Qui vole? Trois hommes. Le chapeau rond des voleurs pourrait faire penser au lecteur d'aujourd'hui aux hommes en chapeau melon de Magritte, même si Jacob, à cette date, n'a pas pu connaître ces tableaux. Le fait qu'ils soient trois renvoie peut-être aussi au fabliau médiéval des Trois Larrons. C'est par eux que l'anecdote littéraire fantaisiste se transforme en récit. En se rencontrant, ils prennent conscience de leur identité parfaite et donc de leur banalité. Insistance sur le "même" et le "pareil" dans le texte. Leur prise de conscience est d'ailleurs involontaire, informulée ("étonnés", "se devinèrent." ) L'opposition avec la figure de Dumas est complète. Dumas est unique, pas eux, ils sont "petits" (à prendre de manière polysémique), ce qui renvoie de manière implicite à la grandeur de l'artiste (l'"arbre" du titre).
Il y a donc jalousie, envie, d'où l'idée du vol qui pourrait peut-être, par une sorte de réflexe qui est de l'ordre de la pensée magique, leur donner un peu du génie de Dumas, de son individualité même malheureuse. Voler le vêtement de femme, son odeur, pourrait leur permettre d'acquérir le génie de l'artiste mais surtout de sortir d'un isolement ressenti, informulé. Hypothèse: le vol ne changerait rien, la solitude des hommes de "même petite taille", des "rongeurs" n'est évidemment pas de la même nature que celle de Dumas. C'est la solitude paradoxale de l'homme moderne quand il pressent qu'il n'a rien d'unique, qu'il est fabriqué dans le même moule et obéit instinctivement aux mêmes codes (ici vestimentaires).
Le vol: A-t-il vraiment lieu? La conclusion de Jacob est formulée de manière ambiguë.
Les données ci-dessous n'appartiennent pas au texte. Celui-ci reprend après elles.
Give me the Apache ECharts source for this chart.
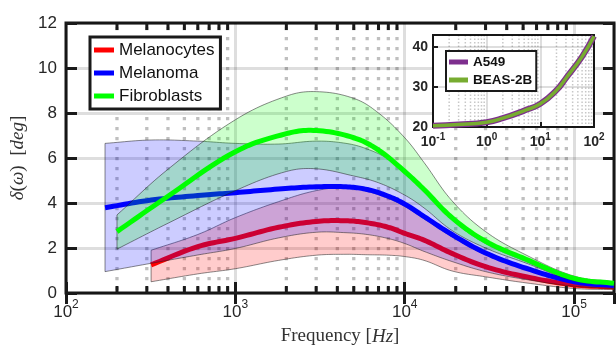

Sommes-nous dans l'intention, "l'idée" ou le vol est-il accompli ? Le vol serait d'autant plus facile que Dumas est à la fin désigné par le même mot qu'au début, "isolé", dans une épanadiplose qui clôt de manière circulaire le poème et le résume, encore une fois, à une opposition entre la solitude vulnérable de l'artiste et le nombre des hommes de "même petite taille" tout en insistant sur cette solitude scandaleuse pour le groupe. Dumas n'est plus désigné par son nom. Pour les trois voleurs, il est avant tout "l'isolé".
Cela fait alors apparaitre le rapport, à priori inexistant, entre le titre "Les Rongeurs d'arbres" et le poème. Voler un artiste, c'est d'abord le repérer puis le ronger, saper ses bases, l'user progressivement pour qu'il s'effondre. Le titre, à la lumière du texte, devient métaphore. Les voleurs sont les rongeurs, l'arbre est l'artiste.
Si on examine ce rapport entre le titre et le texte, le poème trace implicitement les contours et la vraie nature de ce conflit artiste/ foule ou artiste/hommes banals qui finalement souffriraient de leur banalité sans en avoir conscience. Il ne s'agirait donc pas seulement, à travers ce vol du vêtement de femme, de s'approprier le génie de l'artiste que de détruire , à la manière des "rongeurs", des rats, la scandaleuse individualité de Dumas. Comme celle du Christ qui s'est fait homme mais donne de l'homme une version inatteignable (parce que le Christ reste en même temps de nature divine.), ce qui amène les hommes "petits" à le crucifier.
ainsi, l'article "Les Rongeurs d'arbres" de Max Jacob.